Chroniques

par laurent bergnach

Ensemble Intercontemporain
création de Fanfare chimérique d'Unsuk Chin

Centre Pompidou, Paris
- 15 avril 2011
la compositrice Unsuk Chin
© dr

Outre la géométrie, on peut dire que c’est la figure de György Ligeti qui domine ce concert nommé Lignes-Surface – le troisième des quatre que donne l’Ensemble Intercontemporain en ce mois d’avril, au retour de sa tournée européenne des semaines passées [lire notre chronique du 11 mars 2011] : en effet, le créateur inventif et facétieux, qui ouvre le programme avec une œuvre quarantenaire, a été le professeur « excentrique et excessivement sévère » de la Coréenne Unsuk Chin (à l’Académie de Hambourg, de 1985 à 1988), laquelle clôt la soirée. Sur celui qui lui fit mettre au rebut toutes ses pièces antérieures, trop marquées d’influences, elle précise :

« J’ai cessé de composé pendant trois ans, mais j’ai fini par me rendre compte que, d’un point de vue musical, il avait vu juste. Ça m’a aidé à trouvé ma voix propre. Ligeti était toujours un critique acerbe du travail des autres – mais il était aussi très exigeant envers lui-même. Je suis toujours étonnée par la capacité qu’il a eu, à plus de soixante ans, à changer radicalement et à élargir son style […]. Son approche de la composition était celui d’un scientifique.

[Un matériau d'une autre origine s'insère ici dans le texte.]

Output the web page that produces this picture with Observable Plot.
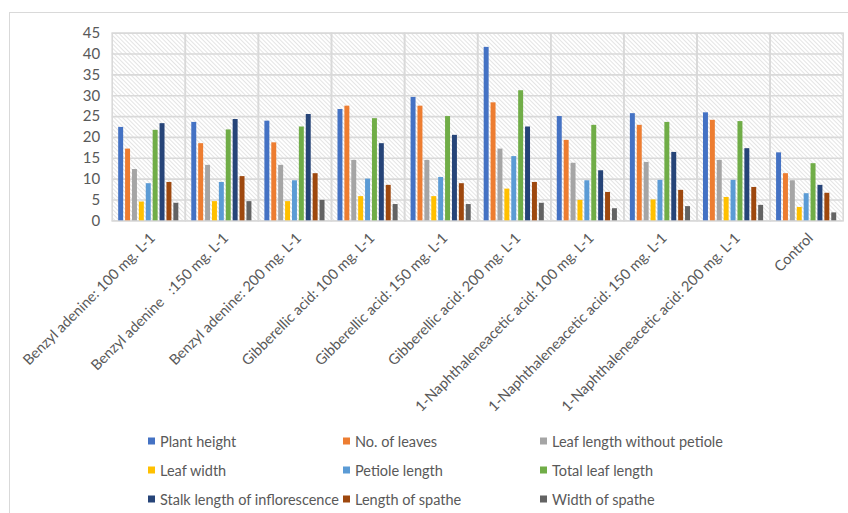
<!DOCTYPE html>
<html>
<head>
<meta charset="utf-8">
<script src="https://cdn.jsdelivr.net/npm/d3@7"></script>
<script src="https://cdn.jsdelivr.net/npm/@observablehq/plot@0.6"></script>
<style>
  html, body { margin: 0; padding: 0; background: #fff; }
  body { width: 848px; height: 513px; position: relative; overflow: hidden; font-family: Lato, "Open Sans", sans-serif; }
  #frame { position: absolute; left: 9px; top: 12px; width: 860px; height: 520px; border: 1px solid #d9d9d9; box-sizing: border-box; }
  #chart { position: absolute; left: 0; top: 0; }
  #legend { position: absolute; left: 0; top: 0; width: 848px; height: 513px; pointer-events: none; }
  .li { position: absolute; display: flex; align-items: center; font-size: 14.5px; color: #595959; white-space: nowrap; transform: translateY(-50%); }
  .sw { width: 7px; height: 7px; margin-right: 5px; }
</style>
</head>
<body>
<div id="frame"></div>
<div id="chart"></div>
<div id="legend"></div>
<script>
const treatments = [
  "Benzyl adenine: 100 mg. L-1",
  "Benzyl adenine   :150 mg. L-1",
  "Benzyl adenine: 200 mg. L-1",
  "Gibberellic acid: 100 mg. L-1",
  "Gibberellic acid: 150 mg. L-1",
  "Gibberellic acid: 200 mg. L-1",
  "1-Naphthaleneacetic acid: 100 mg. L-1",
  "1-Naphthaleneacetic acid: 150 mg. L-1",
  "1-Naphthaleneacetic acid: 200 mg. L-1",
  "Control"
];
const series = [
  "Plant height", "No. of leaves", "Leaf length without petiole",
  "Leaf width", "Petiole length", "Total leaf length",
  "Stalk length of inflorescence", "Length of spathe", "Width of spathe"
];
const colors = ["#4472C4", "#ED7D31", "#A5A5A5", "#FFC000", "#5B9BD5", "#70AD47", "#264478", "#9E480E", "#636363"];

const plantHeight   = [22.4, 23.6, 23.9, 26.7, 29.6, 41.6, 25.0, 25.7, 25.9, 16.3];
const noLeaves      = [17.2, 18.5, 18.7, 27.5, 27.5, 28.3, 19.3, 22.9, 24.1, 11.3];
const leafLength    = [12.3, 13.3, 13.3, 14.5, 14.5, 17.2, 13.8, 14.0, 14.5, 9.6];
const leafWidth     = [4.5, 4.6, 4.6, 5.8, 5.8, 7.6, 4.9, 5.0, 5.6, 3.2];
const petioleLength = [8.9, 9.2, 9.6, 10.0, 10.4, 15.4, 9.6, 9.7, 9.7, 6.5];
const totalLeaf     = [21.7, 21.8, 22.5, 24.5, 25.0, 31.2, 22.9, 23.6, 23.8, 13.7];
const stalkLength   = [23.3, 24.3, 25.5, 18.5, 20.5, 22.5, 12.0, 16.4, 17.3, 8.5];
const spatheLength  = [9.2, 10.6, 11.3, 8.5, 8.9, 9.2, 6.8, 7.3, 8.0, 6.6];
const spatheWidth   = [4.2, 4.6, 4.9, 3.9, 3.9, 4.2, 2.9, 3.4, 3.7, 1.9];
const yTicks = [0, 5, 10, 15, 20, 25, 30, 35, 40, 45];

const valueArrays = [plantHeight, noLeaves, leafLength, leafWidth, petioleLength, totalLeaf, stalkLength, spatheLength, spatheWidth];
const data = [];
treatments.forEach((t, i) => {
  series.forEach((s, j) => data.push({treatment: t, series: s, value: valueArrays[j][i]}));
});

const chart = Plot.plot({
  width: 848,
  height: 425,
  marginLeft: 111.7,
  marginRight: 5.3,
  marginTop: 32.7,
  marginBottom: 204.7,
  style: {fontFamily: "Lato, 'Open Sans', sans-serif", fontSize: "14px", color: "#595959", background: "transparent"},
  fx: {domain: treatments, padding: 0, round: false, label: null},
  x: {domain: series, paddingInner: 0.28, paddingOuter: 0.94, round: false, axis: null},
  y: {domain: [0, 45], label: null},
  color: {domain: series, range: colors},
  marks: [
    Plot.frame({fill: "url(#hatch)", stroke: "none"}),
    Plot.gridY(yTicks, {stroke: "#d9d9d9", strokeOpacity: 1, strokeWidth: 1.6}),
    Plot.frame({stroke: "#d9d9d9", strokeWidth: 1.6}),
    Plot.barY(data, {fx: "treatment", x: "series", y: "value", fill: "series"}),
    Plot.axisY(yTicks, {tickSize: 0, tickPadding: 12, fontSize: 15, label: null}),
    Plot.axisFx({anchor: "bottom", tickRotate: -45, tickSize: 0, tickPadding: 14, dx: 4, dy: 1, fontSize: 14.5, label: null})
  ]
});

// hatch pattern definition used by the background frame
const ns = "http://www.w3.org/2000/svg";
const defs = document.createElementNS(ns, "defs");
const pat = document.createElementNS(ns, "pattern");
pat.setAttribute("id", "hatch");
pat.setAttribute("patternUnits", "userSpaceOnUse");
pat.setAttribute("width", "3");
pat.setAttribute("height", "3");
pat.setAttribute("patternTransform", "rotate(-45)");
const bg = document.createElementNS(ns, "rect");
bg.setAttribute("width", "3"); bg.setAttribute("height", "3"); bg.setAttribute("fill", "#ffffff");
const ln = document.createElementNS(ns, "line");
ln.setAttribute("x1", "0"); ln.setAttribute("y1", "0"); ln.setAttribute("x2", "0"); ln.setAttribute("y2", "3");
ln.setAttribute("stroke", "#d2d2d2"); ln.setAttribute("stroke-width", "1.2");
pat.appendChild(bg); pat.appendChild(ln); defs.appendChild(pat);
chart.insertBefore(defs, chart.firstChild);
d3.select(chart).selectAll("text").attr("fill", "#595959");

document.getElementById("chart").appendChild(chart);

// legend
const legend = document.getElementById("legend");
const colX = [148, 343, 540];
const rowY = [441, 470, 499];
series.forEach((s, i) => {
  const d = document.createElement("div");
  d.className = "li";
  d.style.left = colX[i % 3] + "px";
  d.style.top = rowY[Math.floor(i / 3)] + "px";
  const sw = document.createElement("span");
  sw.className = "sw";
  sw.style.background = colors[i];
  const tx = document.createElement("span");
  tx.textContent = s;
  d.appendChild(sw); d.appendChild(tx);
  legend.appendChild(d);
});
</script>
</body>
</html>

Lorsqu’il avait épuisé les possibilités d’un concept, il passait au suivant ».

C’est dans la ville où Dürer naquit cinq cents ans auparavant, à Nuremberg, que Melodien est créé le 10 décembre 1971. Si Ligeti était dans un laboratoire de chimie, il aurait débuté sa partition par une émulsion, quelque chose de mousseux, léger et rond – comme ces notes qu’on retrouve égrainées au célesta puis au piano. Des nappes se forment ensuite, presque étales, avant qu’elles ne se disloquent, créant des aspérités singulières et râpeuses. Sous la conduite de Patrick Davin, cette entrée en matière pourtant sensuelle nous a malheureusement semblé froide et ennuyeuse.

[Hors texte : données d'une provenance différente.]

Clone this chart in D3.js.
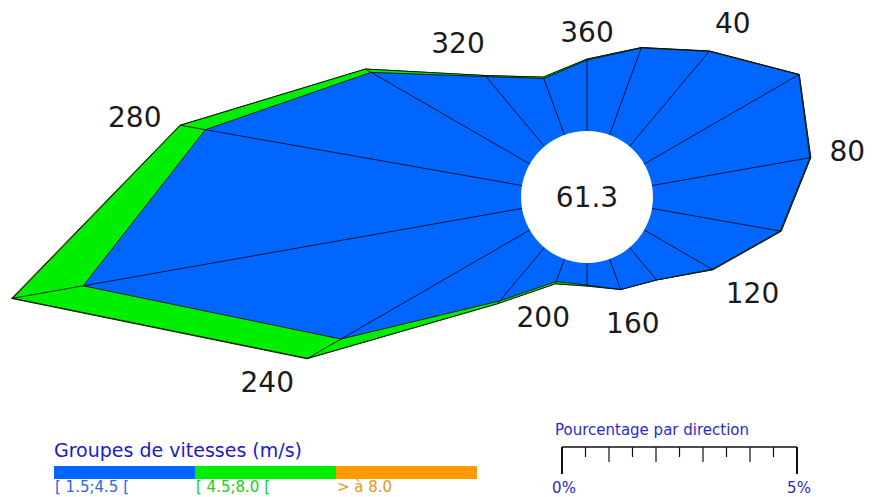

« Toujours en recherche d’une musique qui soit à la fois plaisir et provocation », Torsten Herrmann (né en 1981) multiplie lieux d’enseignement et professeurs (Höller, Kyburz, Heiniger, Durieux, Dalbavie, Maresz, etc.). Nexus (2006) est conçu et créé à Damstadt, avec à l’esprit « l’image d’un ruban flottant librement au vent, irisé et miroitant ». Sur scène, huit musiciens livrent une partition moelleuse et agitée où les gazouillis de flûte dominent d’abord. Après l’intervention d’un piano qui a entendu Messiaen, fluidité et homogénéité s’atténuent au profit d’affirmations plus franches, jusqu’au coup de gong final.

Le 10 avril 1998, au Musée d’Unterlinden (Colmar), cinq membres de l’EIC faisaient découvrir Death of Light, Light of Death devant le Retable d’Issenheim qui l’avait inspirée. Chacun des cinq personnages de la Crucifixion peints par Grünewald y est décrit à tour de rôle, à l’aide de mouvements contrastés – la harpiste joue d’ailleurs du gong sur le « Stabat Mater » central. Multiphonique, le hautbois se mêle aux cordes avec des mugissements virtuoses sans cesse modulés. Dans un guide d’écoute paru à l’époque, Jonathan Harvey insiste sur l’« habileté très lyrique » d’un instrument dont les sons farouches et rugueux convenaient idéalement au projet.

Dans la lignée fantaisiste d’un Lewis Carroll qui l’a conduite à écrire son premier opéra [lire notre chronique du 14 juin 2010], Unsuk Chin (née en 1961) propose en création Fanfare chimérique. La combinaison évoquée par le titre n’est pas d’ordre mythologique ou génétique, mais bien artistique : ici, deux ensembles identiques de huit vents chacun – placés sur deux rangées espacées, avec un décalage (flûte I-1 = flûte II-5 ; cor I-5 = cor II-1 ; etc.) – sont spatialisés. À des climats riches et nuancés (rondeur ou grain des cuivres, fulgurance des bois), on peine à comprendre ce qu’apporte d’essentiel une électronique qui ondule, éclabousse puis s’envole.